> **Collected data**
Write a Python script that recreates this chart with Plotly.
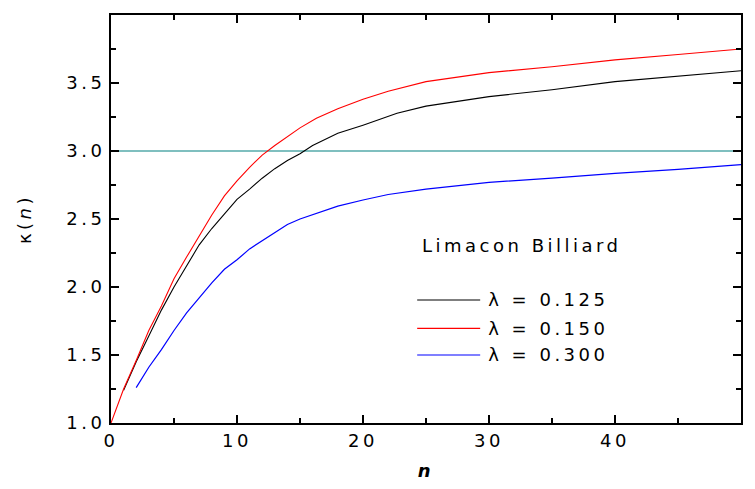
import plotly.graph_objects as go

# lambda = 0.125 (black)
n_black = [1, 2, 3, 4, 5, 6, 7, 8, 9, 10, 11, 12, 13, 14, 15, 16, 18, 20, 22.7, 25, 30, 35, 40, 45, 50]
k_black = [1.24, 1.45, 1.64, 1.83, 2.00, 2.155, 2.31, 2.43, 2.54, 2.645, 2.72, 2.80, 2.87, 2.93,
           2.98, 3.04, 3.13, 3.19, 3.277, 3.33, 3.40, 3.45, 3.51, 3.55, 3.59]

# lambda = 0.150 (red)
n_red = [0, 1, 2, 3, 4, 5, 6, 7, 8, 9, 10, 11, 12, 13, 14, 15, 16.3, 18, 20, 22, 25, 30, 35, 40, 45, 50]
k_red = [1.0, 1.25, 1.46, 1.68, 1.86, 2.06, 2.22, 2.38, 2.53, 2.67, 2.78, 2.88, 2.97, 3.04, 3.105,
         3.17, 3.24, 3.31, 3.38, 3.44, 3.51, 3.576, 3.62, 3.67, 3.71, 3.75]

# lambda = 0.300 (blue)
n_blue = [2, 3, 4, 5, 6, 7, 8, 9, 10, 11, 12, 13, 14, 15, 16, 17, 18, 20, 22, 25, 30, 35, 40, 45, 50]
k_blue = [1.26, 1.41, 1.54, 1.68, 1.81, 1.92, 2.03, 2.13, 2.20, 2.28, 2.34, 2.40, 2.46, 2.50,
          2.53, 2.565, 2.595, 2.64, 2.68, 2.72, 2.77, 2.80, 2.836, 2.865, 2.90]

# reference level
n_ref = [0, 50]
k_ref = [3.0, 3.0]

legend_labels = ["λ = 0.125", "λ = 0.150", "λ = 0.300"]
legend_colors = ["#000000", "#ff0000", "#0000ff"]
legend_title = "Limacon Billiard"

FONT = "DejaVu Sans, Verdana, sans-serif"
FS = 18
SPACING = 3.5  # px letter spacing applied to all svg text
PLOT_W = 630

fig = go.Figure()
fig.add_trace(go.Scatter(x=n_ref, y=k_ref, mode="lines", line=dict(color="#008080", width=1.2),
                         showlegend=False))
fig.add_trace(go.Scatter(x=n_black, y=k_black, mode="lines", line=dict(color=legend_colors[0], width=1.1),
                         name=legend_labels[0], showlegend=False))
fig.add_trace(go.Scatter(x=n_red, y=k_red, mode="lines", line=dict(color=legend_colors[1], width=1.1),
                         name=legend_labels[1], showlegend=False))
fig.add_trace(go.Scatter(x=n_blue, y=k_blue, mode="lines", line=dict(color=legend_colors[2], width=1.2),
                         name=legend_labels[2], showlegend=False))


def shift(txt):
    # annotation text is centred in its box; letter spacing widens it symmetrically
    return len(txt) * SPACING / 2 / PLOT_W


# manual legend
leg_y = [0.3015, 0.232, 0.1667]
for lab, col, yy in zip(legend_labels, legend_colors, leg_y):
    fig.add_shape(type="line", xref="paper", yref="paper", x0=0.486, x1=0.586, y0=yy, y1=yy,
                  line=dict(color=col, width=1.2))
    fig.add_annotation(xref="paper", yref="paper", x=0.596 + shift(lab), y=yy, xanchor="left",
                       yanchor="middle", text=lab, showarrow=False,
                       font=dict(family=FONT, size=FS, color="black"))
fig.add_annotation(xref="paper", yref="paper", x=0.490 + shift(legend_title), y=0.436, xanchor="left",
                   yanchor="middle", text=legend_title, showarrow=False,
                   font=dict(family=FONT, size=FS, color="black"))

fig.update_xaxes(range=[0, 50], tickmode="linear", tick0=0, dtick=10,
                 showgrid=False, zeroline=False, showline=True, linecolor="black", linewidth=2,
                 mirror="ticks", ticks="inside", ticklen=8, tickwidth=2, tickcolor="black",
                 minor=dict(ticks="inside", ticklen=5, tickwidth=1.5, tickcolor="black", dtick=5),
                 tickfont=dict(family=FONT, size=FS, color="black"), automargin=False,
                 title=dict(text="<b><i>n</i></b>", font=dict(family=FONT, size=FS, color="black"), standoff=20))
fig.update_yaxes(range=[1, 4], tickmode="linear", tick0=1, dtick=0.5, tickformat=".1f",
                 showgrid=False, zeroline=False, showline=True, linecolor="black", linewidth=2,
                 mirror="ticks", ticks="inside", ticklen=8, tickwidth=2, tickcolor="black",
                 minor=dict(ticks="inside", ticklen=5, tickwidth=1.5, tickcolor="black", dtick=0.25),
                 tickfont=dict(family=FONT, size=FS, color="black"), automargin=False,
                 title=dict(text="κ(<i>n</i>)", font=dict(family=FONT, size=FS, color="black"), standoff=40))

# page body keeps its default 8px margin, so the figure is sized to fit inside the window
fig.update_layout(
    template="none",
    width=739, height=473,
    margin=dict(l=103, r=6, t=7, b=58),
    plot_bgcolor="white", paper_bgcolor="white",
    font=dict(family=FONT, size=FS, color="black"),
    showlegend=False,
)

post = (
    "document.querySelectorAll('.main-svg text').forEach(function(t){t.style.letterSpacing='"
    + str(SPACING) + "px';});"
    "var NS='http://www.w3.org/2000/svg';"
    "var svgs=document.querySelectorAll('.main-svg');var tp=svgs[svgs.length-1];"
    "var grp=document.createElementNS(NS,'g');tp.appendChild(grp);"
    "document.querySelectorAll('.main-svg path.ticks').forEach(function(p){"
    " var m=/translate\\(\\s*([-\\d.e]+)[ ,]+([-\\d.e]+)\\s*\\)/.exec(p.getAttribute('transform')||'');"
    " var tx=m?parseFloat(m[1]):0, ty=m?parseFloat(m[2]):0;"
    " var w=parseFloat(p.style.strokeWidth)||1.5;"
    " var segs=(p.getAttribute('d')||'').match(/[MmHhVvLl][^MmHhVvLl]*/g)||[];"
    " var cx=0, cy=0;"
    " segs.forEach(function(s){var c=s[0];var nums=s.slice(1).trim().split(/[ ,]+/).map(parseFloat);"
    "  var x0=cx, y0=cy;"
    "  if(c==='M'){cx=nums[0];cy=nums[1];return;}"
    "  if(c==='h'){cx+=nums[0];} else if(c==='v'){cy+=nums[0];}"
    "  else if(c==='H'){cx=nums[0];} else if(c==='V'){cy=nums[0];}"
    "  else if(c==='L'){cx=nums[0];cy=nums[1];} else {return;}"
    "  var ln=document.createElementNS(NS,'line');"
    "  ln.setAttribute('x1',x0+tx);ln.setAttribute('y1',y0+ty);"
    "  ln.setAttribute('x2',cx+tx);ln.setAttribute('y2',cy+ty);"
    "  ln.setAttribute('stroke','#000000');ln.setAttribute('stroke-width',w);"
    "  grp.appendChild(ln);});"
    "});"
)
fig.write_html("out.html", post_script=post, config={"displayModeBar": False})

...

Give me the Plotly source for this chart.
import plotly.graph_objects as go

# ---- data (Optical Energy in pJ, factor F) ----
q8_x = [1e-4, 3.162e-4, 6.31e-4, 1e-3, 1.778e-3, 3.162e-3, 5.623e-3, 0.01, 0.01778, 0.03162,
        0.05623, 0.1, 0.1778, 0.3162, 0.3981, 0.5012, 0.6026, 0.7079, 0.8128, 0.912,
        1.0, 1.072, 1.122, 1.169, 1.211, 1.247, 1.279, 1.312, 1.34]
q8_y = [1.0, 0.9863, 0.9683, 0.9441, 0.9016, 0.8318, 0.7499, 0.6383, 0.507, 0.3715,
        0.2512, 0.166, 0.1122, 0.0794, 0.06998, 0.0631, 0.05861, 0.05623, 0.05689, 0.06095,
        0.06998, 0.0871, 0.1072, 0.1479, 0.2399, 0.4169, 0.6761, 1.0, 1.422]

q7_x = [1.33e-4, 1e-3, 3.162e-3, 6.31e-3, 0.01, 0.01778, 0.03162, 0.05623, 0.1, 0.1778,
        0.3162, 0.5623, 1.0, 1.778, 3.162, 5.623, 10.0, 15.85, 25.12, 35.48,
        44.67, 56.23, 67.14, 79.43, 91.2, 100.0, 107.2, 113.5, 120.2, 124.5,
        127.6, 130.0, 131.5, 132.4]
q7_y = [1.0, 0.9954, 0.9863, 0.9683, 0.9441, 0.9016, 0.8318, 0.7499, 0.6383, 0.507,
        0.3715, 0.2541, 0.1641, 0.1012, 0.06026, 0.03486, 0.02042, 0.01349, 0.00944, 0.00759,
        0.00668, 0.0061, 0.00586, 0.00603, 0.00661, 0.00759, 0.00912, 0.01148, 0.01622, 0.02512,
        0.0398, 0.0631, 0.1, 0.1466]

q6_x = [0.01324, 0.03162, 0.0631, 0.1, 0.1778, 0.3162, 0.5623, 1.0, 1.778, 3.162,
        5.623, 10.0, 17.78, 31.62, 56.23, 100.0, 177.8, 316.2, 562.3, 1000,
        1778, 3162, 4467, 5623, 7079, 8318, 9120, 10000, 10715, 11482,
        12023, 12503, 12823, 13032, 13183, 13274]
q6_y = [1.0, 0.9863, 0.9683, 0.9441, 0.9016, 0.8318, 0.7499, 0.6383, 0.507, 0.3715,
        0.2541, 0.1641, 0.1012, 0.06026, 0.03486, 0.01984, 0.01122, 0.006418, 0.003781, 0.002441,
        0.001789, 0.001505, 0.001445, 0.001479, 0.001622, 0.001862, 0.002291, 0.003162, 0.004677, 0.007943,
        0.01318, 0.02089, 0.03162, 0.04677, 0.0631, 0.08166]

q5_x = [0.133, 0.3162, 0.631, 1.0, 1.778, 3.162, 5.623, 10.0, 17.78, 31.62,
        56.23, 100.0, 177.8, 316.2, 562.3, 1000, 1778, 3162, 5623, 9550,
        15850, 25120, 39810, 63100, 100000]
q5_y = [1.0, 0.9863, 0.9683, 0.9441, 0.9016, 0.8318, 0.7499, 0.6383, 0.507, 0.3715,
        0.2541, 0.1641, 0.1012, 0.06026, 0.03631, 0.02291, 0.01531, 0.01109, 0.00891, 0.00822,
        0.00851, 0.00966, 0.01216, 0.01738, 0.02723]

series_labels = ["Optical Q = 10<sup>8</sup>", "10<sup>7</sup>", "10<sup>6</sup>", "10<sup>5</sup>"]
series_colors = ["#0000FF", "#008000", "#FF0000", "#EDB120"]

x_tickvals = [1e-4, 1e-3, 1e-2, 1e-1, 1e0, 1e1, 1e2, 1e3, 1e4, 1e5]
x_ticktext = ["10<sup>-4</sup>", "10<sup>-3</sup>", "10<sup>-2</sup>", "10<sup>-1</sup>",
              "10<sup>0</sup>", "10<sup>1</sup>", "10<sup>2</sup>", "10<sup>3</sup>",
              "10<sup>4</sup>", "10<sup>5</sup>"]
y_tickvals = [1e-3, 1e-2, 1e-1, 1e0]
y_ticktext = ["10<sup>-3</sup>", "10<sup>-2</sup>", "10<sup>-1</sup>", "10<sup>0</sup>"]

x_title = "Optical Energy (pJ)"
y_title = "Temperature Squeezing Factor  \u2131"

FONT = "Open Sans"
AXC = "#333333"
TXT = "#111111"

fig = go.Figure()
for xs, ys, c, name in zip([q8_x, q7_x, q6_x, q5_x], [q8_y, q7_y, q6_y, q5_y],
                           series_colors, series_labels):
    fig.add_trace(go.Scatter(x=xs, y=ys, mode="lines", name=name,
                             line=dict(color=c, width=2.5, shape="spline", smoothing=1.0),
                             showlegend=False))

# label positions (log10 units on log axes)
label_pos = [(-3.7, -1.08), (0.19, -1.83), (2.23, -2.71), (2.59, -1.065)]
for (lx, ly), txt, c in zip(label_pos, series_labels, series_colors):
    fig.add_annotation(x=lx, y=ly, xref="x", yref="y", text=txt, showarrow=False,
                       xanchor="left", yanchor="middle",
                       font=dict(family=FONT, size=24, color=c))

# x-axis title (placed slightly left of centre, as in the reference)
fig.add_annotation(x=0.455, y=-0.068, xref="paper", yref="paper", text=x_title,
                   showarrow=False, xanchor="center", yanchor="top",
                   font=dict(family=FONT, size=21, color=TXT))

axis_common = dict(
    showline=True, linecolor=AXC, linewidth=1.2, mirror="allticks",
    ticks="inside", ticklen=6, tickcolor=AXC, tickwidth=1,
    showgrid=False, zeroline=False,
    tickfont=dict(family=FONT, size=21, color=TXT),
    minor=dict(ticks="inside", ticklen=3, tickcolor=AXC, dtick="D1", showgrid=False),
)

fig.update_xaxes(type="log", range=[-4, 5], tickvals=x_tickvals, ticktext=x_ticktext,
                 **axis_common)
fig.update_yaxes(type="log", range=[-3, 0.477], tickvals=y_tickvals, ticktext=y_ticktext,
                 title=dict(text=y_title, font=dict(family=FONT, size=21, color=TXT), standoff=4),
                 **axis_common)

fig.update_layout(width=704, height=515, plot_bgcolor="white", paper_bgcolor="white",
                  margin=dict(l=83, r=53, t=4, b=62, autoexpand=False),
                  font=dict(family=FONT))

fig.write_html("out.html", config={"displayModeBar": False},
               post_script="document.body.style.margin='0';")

> **Exercise**
In the listing above, find the line with "Write a Python" and the line with "name=legend_labels[2], showlegend=False))". Copy exactly those two and every line between, without the pictures.

> **Response to this exercise**
Write a Python script that recreates this chart with Plotly.
import plotly.graph_objects as go

# lambda = 0.125 (black)
n_black = [1, 2, 3, 4, 5, 6, 7, 8, 9, 10, 11, 12, 13, 14, 15, 16, 18, 20, 22.7, 25, 30, 35, 40, 45, 50]
k_black = [1.24, 1.45, 1.64, 1.83, 2.00, 2.155, 2.31, 2.43, 2.54, 2.645, 2.72, 2.80, 2.87, 2.93,
           2.98, 3.04, 3.13, 3.19, 3.277, 3.33, 3.40, 3.45, 3.51, 3.55, 3.59]

# lambda = 0.150 (red)
n_red = [0, 1, 2, 3, 4, 5, 6, 7, 8, 9, 10, 11, 12, 13, 14, 15, 16.3, 18, 20, 22, 25, 30, 35, 40, 45, 50]
k_red = [1.0, 1.25, 1.46, 1.68, 1.86, 2.06, 2.22, 2.38, 2.53, 2.67, 2.78, 2.88, 2.97, 3.04, 3.105,
         3.17, 3.24, 3.31, 3.38, 3.44, 3.51, 3.576, 3.62, 3.67, 3.71, 3.75]

# lambda = 0.300 (blue)
n_blue = [2, 3, 4, 5, 6, 7, 8, 9, 10, 11, 12, 13, 14, 15, 16, 17, 18, 20, 22, 25, 30, 35, 40, 45, 50]
k_blue = [1.26, 1.41, 1.54, 1.68, 1.81, 1.92, 2.03, 2.13, 2.20, 2.28, 2.34, 2.40, 2.46, 2.50,
          2.53, 2.565, 2.595, 2.64, 2.68, 2.72, 2.77, 2.80, 2.836, 2.865, 2.90]

# reference level
n_ref = [0, 50]
k_ref = [3.0, 3.0]

legend_labels = ["λ = 0.125", "λ = 0.150", "λ = 0.300"]
legend_colors = ["#000000", "#ff0000", "#0000ff"]
legend_title = "Limacon Billiard"

FONT = "DejaVu Sans, Verdana, sans-serif"
FS = 18
SPACING = 3.5  # px letter spacing applied to all svg text
PLOT_W = 630

fig = go.Figure()
fig.add_trace(go.Scatter(x=n_ref, y=k_ref, mode="lines", line=dict(color="#008080", width=1.2),
                         showlegend=False))
fig.add_trace(go.Scatter(x=n_black, y=k_black, mode="lines", line=dict(color=legend_colors[0], width=1.1),
                         name=legend_labels[0], showlegend=False))
fig.add_trace(go.Scatter(x=n_red, y=k_red, mode="lines", line=dict(color=legend_colors[1], width=1.1),
                         name=legend_labels[1], showlegend=False))
fig.add_trace(go.Scatter(x=n_blue, y=k_blue, mode="lines", line=dict(color=legend_colors[2], width=1.2),
                         name=legend_labels[2], showlegend=False))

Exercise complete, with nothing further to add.